Luxury giant Kering, which owns fashion houses Gucci and Balenciaga, has said the coronavirus outbreak in China will hit sales trends and tourism flows in one of its major markets.
The company has halted new store openings and ad campaigns in response to the deadly epidemic. in China which has seen cities go into lockdown and shopping districts resemble ghost towns.
Despite the stark warning, Kering posted stronger-than-expected sales for the fourth quarter, boosted by its flagship brand Gucci.
Shares in Paris-listed Kering were trading up around 3.5 per cent this afternoon.
However, the numbers for that quarter were boosted in-part by mainland China sales before the outbreak, which had offset a decline in Hong Kong revenue affected by the pro-democracy protests there.

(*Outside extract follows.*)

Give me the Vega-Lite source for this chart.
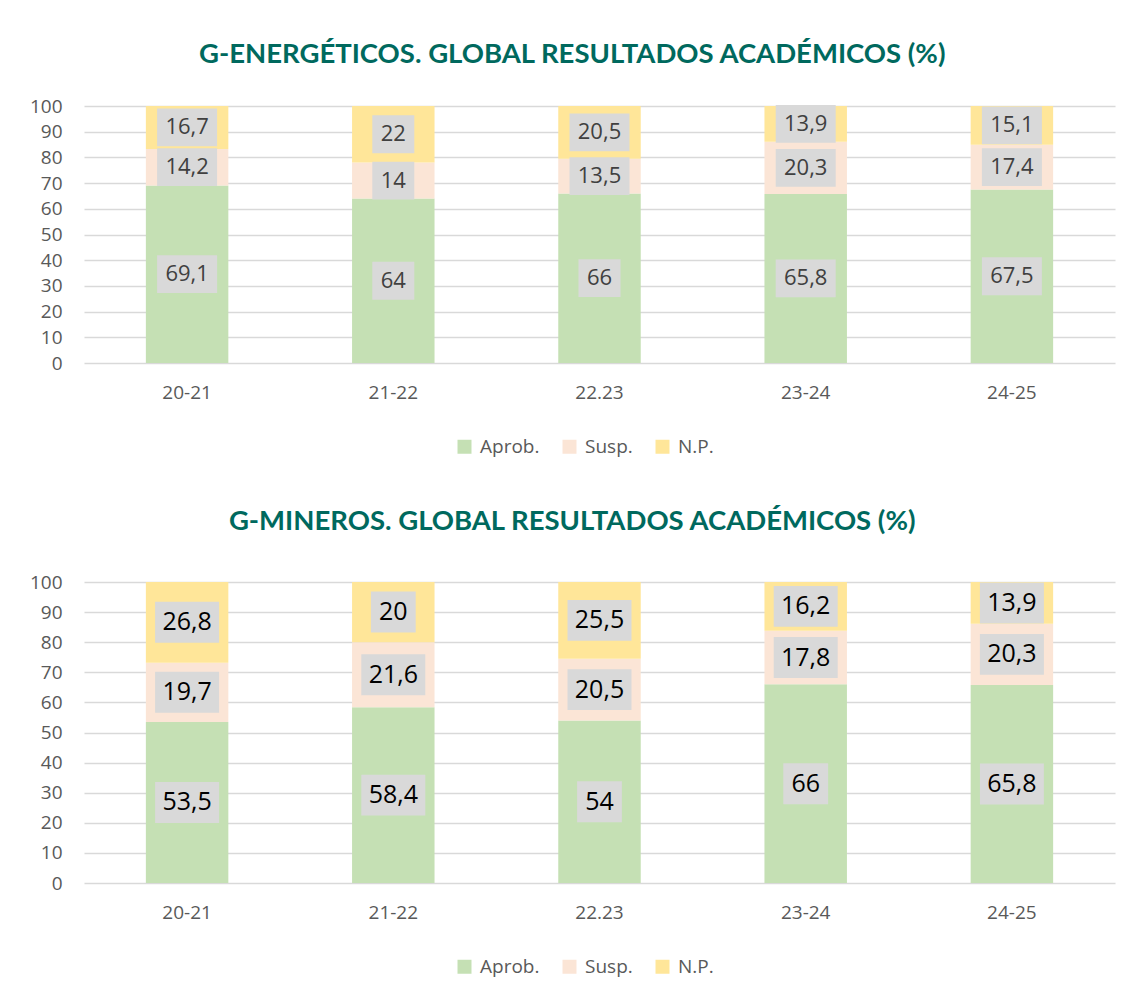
{
  "$schema": "https://vega.github.io/schema/vega-lite/v6.json",
  "padding": {"left": 29, "top": 40, "right": 10, "bottom": 30},
  "background": "white",
  "datasets": {
    "energ": [
      {"curso": "20-21", "cat": "Aprob.", "v": 69.1},
      {"curso": "20-21", "cat": "Susp.", "v": 14.2},
      {"curso": "20-21", "cat": "N.P.", "v": 16.7},
      {"curso": "21-22", "cat": "Aprob.", "v": 64},
      {"curso": "21-22", "cat": "Susp.", "v": 14},
      {"curso": "21-22", "cat": "N.P.", "v": 22},
      {"curso": "22.23", "cat": "Aprob.", "v": 66},
      {"curso": "22.23", "cat": "Susp.", "v": 13.5},
      {"curso": "22.23", "cat": "N.P.", "v": 20.5},
      {"curso": "23-24", "cat": "Aprob.", "v": 65.8},
      {"curso": "23-24", "cat": "Susp.", "v": 20.3},
      {"curso": "23-24", "cat": "N.P.", "v": 13.9},
      {"curso": "24-25", "cat": "Aprob.", "v": 67.5},
      {"curso": "24-25", "cat": "Susp.", "v": 17.4},
      {"curso": "24-25", "cat": "N.P.", "v": 15.1}
    ],
    "miner": [
      {"curso": "20-21", "cat": "Aprob.", "v": 53.5},
      {"curso": "20-21", "cat": "Susp.", "v": 19.7},
      {"curso": "20-21", "cat": "N.P.", "v": 26.8},
      {"curso": "21-22", "cat": "Aprob.", "v": 58.4},
      {"curso": "21-22", "cat": "Susp.", "v": 21.6},
      {"curso": "21-22", "cat": "N.P.", "v": 20},
      {"curso": "22.23", "cat": "Aprob.", "v": 54},
      {"curso": "22.23", "cat": "Susp.", "v": 20.5},
      {"curso": "22.23", "cat": "N.P.", "v": 25.5},
      {"curso": "23-24", "cat": "Aprob.", "v": 66},
      {"curso": "23-24", "cat": "Susp.", "v": 17.8},
      {"curso": "23-24", "cat": "N.P.", "v": 16.2},
      {"curso": "24-25", "cat": "Aprob.", "v": 65.8},
      {"curso": "24-25", "cat": "Susp.", "v": 20.3},
      {"curso": "24-25", "cat": "N.P.", "v": 13.9}
    ]
  },
  "config": {
    "locale": {"number": {"decimal": ",", "thousands": ".", "grouping": [3], "currency": ["", " €"]}},
    "view": {"stroke": null},
    "font": "Open Sans",
    "axis": {"gridColor": "#d9d9d9", "gridWidth": 1.5, "domain": false, "ticks": false, "labelColor": "#595959", "labelFontSize": 19, "labelFont": "Open Sans", "title": null, "labelOverlap": false},
    "axisY": {"values": [0, 10, 20, 30, 40, 50, 60, 70, 80, 90, 100], "labelPadding": 22}
  },
  "resolve": {"legend": {"color": "independent"}},
  "spacing": 50,
  "vconcat": [
    {
      "title": {"text": "G-ENERGÉTICOS. GLOBAL RESULTADOS ACADÉMICOS (%)", "font": "Lato", "fontWeight": "bold", "fontSize": 27.5, "color": "#00695E", "anchor": "middle", "frame": "bounds", "offset": 29},
      "width": 1031,
      "height": 257,
      "data": {"name": "energ"},
      "transform": [
        {"calculate": "indexof(['Aprob.','Susp.','N.P.'], datum.cat)", "as": "ord"},
        {"stack": "v", "groupby": ["curso"], "sort": [{"field": "ord", "order": "ascending"}], "as": ["y0", "y1"]},
        {"calculate": "(datum.y0 + datum.y1) / 2", "as": "ym"}
      ],
      "encoding": {
        "x": {"field": "curso", "type": "nominal", "sort": null, "scale": {"paddingInner": 0.6, "paddingOuter": 0.3}, "axis": {"labelAngle": 0, "labelPadding": 20, "grid": false}}
      },
      "layer": [
        {
          "mark": {"type": "bar"},
          "encoding": {
            "y": {"field": "y0", "type": "quantitative", "scale": {"domain": [0, 100], "nice": false}, "axis": {"values": [0, 10, 20, 30, 40, 50, 60, 70, 80, 90, 100]}},
            "y2": {"field": "y1"},
            "color": {"field": "cat", "type": "nominal", "sort": ["Aprob.", "Susp.", "N.P."], "scale": {"domain": ["Aprob.", "Susp.", "N.P."], "range": ["#C5E0B4", "#FBE5D6", "#FFE699"]}, "legend": {"title": null, "orient": "none", "legendX": 371, "legendY": 331, "direction": "horizontal", "symbolType": "square", "symbolSize": 196, "symbolStrokeWidth": 0, "labelFontSize": 19, "labelColor": "#595959", "columnPadding": 20, "labelOffset": 6}}
          }
        },
        {
          "mark": {"type": "point", "filled": true, "fill": "#d9d9d9", "opacity": 1, "strokeWidth": 0, "size": 3600},
          "encoding": {
            "y": {"field": "ym", "type": "quantitative", "axis": {"values": [0, 10, 20, 30, 40, 50, 60, 70, 80, 90, 100]}},
            "shape": {"condition": {"test": "datum.v % 1 === 0", "value": "M-0.7,-0.63L0.7,-0.63L0.7,0.63L-0.7,0.63Z"}, "value": "M-1,-0.63L1,-0.63L1,0.63L-1,0.63Z"}
          }
        },
        {
          "mark": {"type": "text", "fontSize": 22, "color": "#404040", "font": "Open Sans"},
          "encoding": {
            "y": {"field": "ym", "type": "quantitative", "axis": {"values": [0, 10, 20, 30, 40, 50, 60, 70, 80, 90, 100]}},
            "text": {"field": "v", "type": "quantitative", "format": ".1~f"}
          }
        }
      ]
    },
    {
      "title": {"text": "G-MINEROS. GLOBAL RESULTADOS ACADÉMICOS (%)", "font": "Lato", "fontWeight": "bold", "fontSize": 27.5, "color": "#00695E", "anchor": "middle", "frame": "bounds", "offset": 38},
      "width": 1031,
      "height": 301,
      "data": {"name": "miner"},
      "transform": [
        {"calculate": "indexof(['Aprob.','Susp.','N.P.'], datum.cat)", "as": "ord"},
        {"stack": "v", "groupby": ["curso"], "sort": [{"field": "ord", "order": "ascending"}], "as": ["y0", "y1"]},
        {"calculate": "(datum.y0 + datum.y1) / 2", "as": "ym"}
      ],
      "encoding": {
        "x": {"field": "curso", "type": "nominal", "sort": null, "scale": {"paddingInner": 0.6, "paddingOuter": 0.3}, "axis": {"labelAngle": 0, "labelPadding": 20, "grid": false}}
      },
      "layer": [
        {
          "mark": {"type": "bar"},
          "encoding": {
            "y": {"field": "y0", "type": "quantitative", "scale": {"domain": [0, 100], "nice": false}, "axis": {"values": [0, 10, 20, 30, 40, 50, 60, 70, 80, 90, 100]}},
            "y2": {"field": "y1"},
            "color": {"field": "cat", "type": "nominal", "sort": ["Aprob.", "Susp.", "N.P."], "scale": {"domain": ["Aprob.", "Susp.", "N.P."], "range": ["#C5E0B4", "#FBE5D6", "#FFE699"]}, "legend": {"title": null, "orient": "none", "legendX": 371, "legendY": 375, "direction": "horizontal", "symbolType": "square", "symbolSize": 196, "symbolStrokeWidth": 0, "labelFontSize": 19, "labelColor": "#595959", "columnPadding": 20, "labelOffset": 6}}
          }
        },
        {
          "mark": {"type": "point", "filled": true, "fill": "#d9d9d9", "opacity": 1, "strokeWidth": 0, "size": 4096},
          "encoding": {
            "y": {"field": "ym", "type": "quantitative", "axis": {"values": [0, 10, 20, 30, 40, 50, 60, 70, 80, 90, 100]}},
            "shape": {"condition": {"test": "datum.v % 1 === 0", "value": "M-0.7,-0.64L0.7,-0.64L0.7,0.64L-0.7,0.64Z"}, "value": "M-1,-0.64L1,-0.64L1,0.64L-1,0.64Z"}
          }
        },
        {
          "mark": {"type": "text", "fontSize": 25, "color": "#000000", "font": "Open Sans"},
          "encoding": {
            "y": {"field": "ym", "type": "quantitative", "axis": {"values": [0, 10, 20, 30, 40, 50, 60, 70, 80, 90, 100]}},
            "text": {"field": "v", "type": "quantitative", "format": ".1~f"}
          }
        }
      ]
    }
  ]
}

For the three months to 31 December Kering posted revenue of €4.36bn (£3.67bn), up 11.4 per cent on a like-for-like basis, which strips out currency changes.
That was broadly in line with its performance in the quarter prior and ahead of analyst expectations, despite sales halving in Hong Kong, according to the luxury giant’s boss Jean-Marc Duplaix.
For the full year Kering posted global revenues of €15.8bn, up 13.3 per cent on a like-for-like basis compared to 2018.
However, net profit sunk 37.7 per cent to €2.3bn after the company had to pay a one-off tax settlement to the Italian government, related to its star brand Gucci.
The coronavirus warning is the latest in a string from luxury brands, which have for years been boosted by the consumption trends of China’s growing middle class.
London-listed Burberry last week Burberry withdrew its financial guidance for 2020 and said it had closed more than a third of its shops in mainland China.
That followed Michael Kors and Versace owner Capri Holdings saying it would take a $100m hit from coronavirus in China, where it was forced to close more than 150 stores.
Posh puffer jacket maker Moncler warned this week that footfall at its stores in China had plunged 80% since the coronavirus outbreak.